Back-up Plans, the A Team, and Flexibility

It is important to have a back-up plan when creating the plan you hope will work. Sometimes even the best laid plans go awry and then it is time to revamp, evaluate, call in the A-Team, or whatever is needed to keep the levy from breaking.

I recently gave birth in a Birth Center with a midwife. Because we were not at a hospital (the hospital was only a few blocks away) we had two birth plans: the everything goes normal and the emergency plan in case of, well, emergencies. It included what we wanted in a worse case scenario, who was to go where, and important numbers. Though we appeared prepared, we forgot to plan for the contingency that something might go wrong with the baby. Our back-up was great as long as the problem only resided with me.

Sometimes even the best laid back-up plans go awry.

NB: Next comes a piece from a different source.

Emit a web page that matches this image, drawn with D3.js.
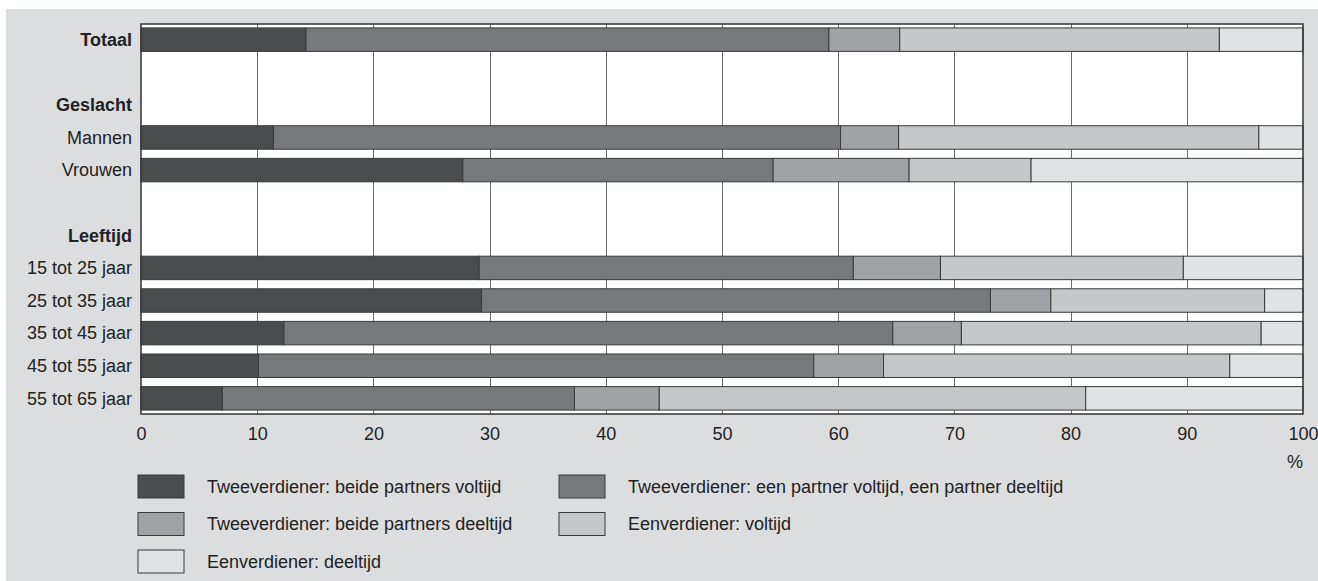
<!DOCTYPE html>
<html>
<head>
<meta charset="utf-8">
<script src="https://cdn.jsdelivr.net/npm/d3@7"></script>
<style>
  html, body { margin: 0; padding: 0; background: #ffffff; }
  svg { display: block; font-family: "Liberation Sans", Arial, sans-serif; }
</style>
</head>
<body>
<svg id="chart" width="1318" height="581"></svg>
<script>
// ---- data ----
const categories = ["Totaal", "Mannen", "Vrouwen", "15 tot 25 jaar", "25 tot 35 jaar", "35 tot 45 jaar", "45 tot 55 jaar", "55 tot 65 jaar"];
const headers = ["Geslacht", "Leeftijd"];
const rowOrder = ["Totaal", "_gap1", "Geslacht", "Mannen", "Vrouwen", "_gap2", "Leeftijd", "15 tot 25 jaar", "25 tot 35 jaar", "35 tot 45 jaar", "45 tot 55 jaar", "55 tot 65 jaar"];
const seriesNames = [
  "Tweeverdiener: beide partners voltijd",
  "Tweeverdiener: een partner voltijd, een partner deeltijd",
  "Tweeverdiener: beide partners deeltijd",
  "Eenverdiener: voltijd",
  "Eenverdiener: deeltijd"
];
const beideVoltijd   = [14.2, 11.4, 27.7, 29.1, 29.3, 12.3, 10.1, 7.0];
const eenDeeltijd    = [45.0, 48.8, 26.7, 32.2, 43.8, 52.4, 47.8, 30.3];
const beideDeeltijd  = [6.1, 5.0, 11.7, 7.5, 5.2, 5.9, 6.0, 7.3];
const eenVoltijd     = [27.5, 31.0, 10.5, 20.9, 18.4, 25.8, 29.8, 36.7];
const eenverdDeel    = [7.2, 3.8, 23.4, 10.3, 3.3, 3.6, 6.3, 18.7];
const xTicks = [0, 10, 20, 30, 40, 50, 60, 70, 80, 90, 100];
const unitLabel = "%";
const colors = ["#4b4c4e", "#77787b", "#a1a2a5", "#c6c7c9", "#e1e2e3"];

const seriesValues = [beideVoltijd, eenDeeltijd, beideDeeltijd, eenVoltijd, eenverdDeel];
const keys = seriesNames;
const table = categories.map((c, i) => {
  const o = { cat: c };
  keys.forEach((k, j) => o[k] = seriesValues[j][i]);
  return o;
});

// ---- layout ----
const svg = d3.select("#chart");
const W = 1318, H = 581;
const plot = { left: 141, right: 1303, top: 24, bottom: 414 };

svg.append("rect").attr("x", 6).attr("y", 9).attr("width", W - 6).attr("height", H - 9).attr("fill", "#dcdddf");

const x = d3.scaleLinear().domain([0, 100]).range([plot.left, plot.right]);
const y = d3.scaleBand().domain(rowOrder).range([plot.top, plot.bottom]).paddingInner(0.28).paddingOuter(0.12);

// plot background
svg.append("rect").attr("x", plot.left).attr("y", plot.top)
  .attr("width", plot.right - plot.left).attr("height", plot.bottom - plot.top)
  .attr("fill", "#ffffff");

// gridlines
svg.append("g").selectAll("line").data(xTicks.filter(t => t > 0 && t < 100)).join("line")
  .attr("x1", d => Math.round(x(d)) + 0.5).attr("x2", d => Math.round(x(d)) + 0.5)
  .attr("y1", plot.top).attr("y2", plot.bottom)
  .attr("stroke", "#6e6e6e").attr("stroke-width", 1);

// bars
const stacked = d3.stack().keys(keys)(table);
svg.append("g").selectAll("g").data(stacked).join("g")
  .attr("fill", (d, i) => colors[i])
  .selectAll("rect").data(d => d).join("rect")
  .attr("x", d => x(d[0]))
  .attr("width", d => x(d[1]) - x(d[0]))
  .attr("y", d => y(d.data.cat))
  .attr("height", y.bandwidth())
  .attr("stroke", "#3a3a3a").attr("stroke-width", 1);

// frame
svg.append("rect").attr("x", plot.left).attr("y", plot.top)
  .attr("width", plot.right - plot.left).attr("height", plot.bottom - plot.top)
  .attr("fill", "none").attr("stroke", "#333333").attr("stroke-width", 1.5);

// row labels
svg.append("g").selectAll("text").data(rowOrder.filter(r => !r.startsWith("_"))).join("text")
  .attr("x", plot.left - 9)
  .attr("y", d => y(d) + y.bandwidth() / 2)
  .attr("dy", "0.35em")
  .attr("text-anchor", "end")
  .attr("font-size", 18)
  .attr("font-weight", d => (d === "Totaal" || headers.includes(d)) ? "bold" : "normal")
  .attr("fill", "#222222")
  .text(d => d);

// x axis
const xAxis = d3.axisBottom(x).tickValues(xTicks).tickSize(0).tickPadding(0).tickFormat(d3.format("d"));
const gx = svg.append("g").attr("transform", `translate(0, 427)`).call(xAxis);
gx.select(".domain").remove();
gx.selectAll("text").attr("font-size", 18).attr("fill", "#222222")
  .attr("font-family", "Liberation Sans, Arial, sans-serif").attr("dy", "0.71em");

svg.append("text").attr("x", x(100) - 8).attr("y", 462).attr("dy", "0.35em")
  .attr("text-anchor", "middle").attr("font-size", 18).attr("fill", "#222222").text(unitLabel);

// legend
const legendCols = [138, 559];
const legendRows = [475, 512.5, 550];
const lg = svg.append("g").selectAll("g").data(seriesNames).join("g")
  .attr("transform", (d, i) => `translate(${legendCols[i % 2]}, ${legendRows[Math.floor(i / 2)]})`);
lg.append("rect").attr("width", 46).attr("height", 23)
  .attr("fill", (d, i) => colors[i]).attr("stroke", "#3a3a3a").attr("stroke-width", 1);
lg.append("text").attr("x", 69).attr("y", 11.5).attr("dy", "0.35em")
  .attr("font-size", 18).attr("fill", "#222222").text(d => d);
</script>
</body>
</html>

The thing is that, though we may not be able to plan for every facet of a failure or problem, we should have some notion in our minds of what we will do if Bad Things happen to our plans.

How do you plan for the worst while hoping for the best? What does this look like when implementing technology?

When planning a new venture at your library, consider these things:
What if something (funding, staff support, technology, training, the weather, or other things governed by Murphy’s Law) goes wrong or simply does not work? Am I willing to scrap X entirely or in part? Am I willing to adjust? What is the ROI, loss or gain, if we change gears?

This all sounds entirely pessimistic, but flexibility is a pillar of Web 2.0. Flexibility is one of the things that makes Web 2.0 work the way it does. I think we tend to treat the flexibility of Web 2.0 like it is a new concept when really we are just creating things that have built-in back-up plans.

Perhaps this is the way we should have sold the flexibility of Web 2.0 technologies in the beginning, because back-up plans are a known idea. Of course, many back-up plans require committees and actual written plans. This is not the sort of path I would recommend. Perhaps simple discussion of flexibility as a concept of back-up planning is still a way we can start discussions with people who struggle with the idea of beta and flexible technologies.

We should still remember that not all plans, normal or back-up, will work for the situation as it presents itself. The technology that looked great on a small scale may crumble when scaled for the masses, but we will never know until we try. Taking chances, even with a back-up plan in mind, is still a chance, but the benefits can be sweet indeed.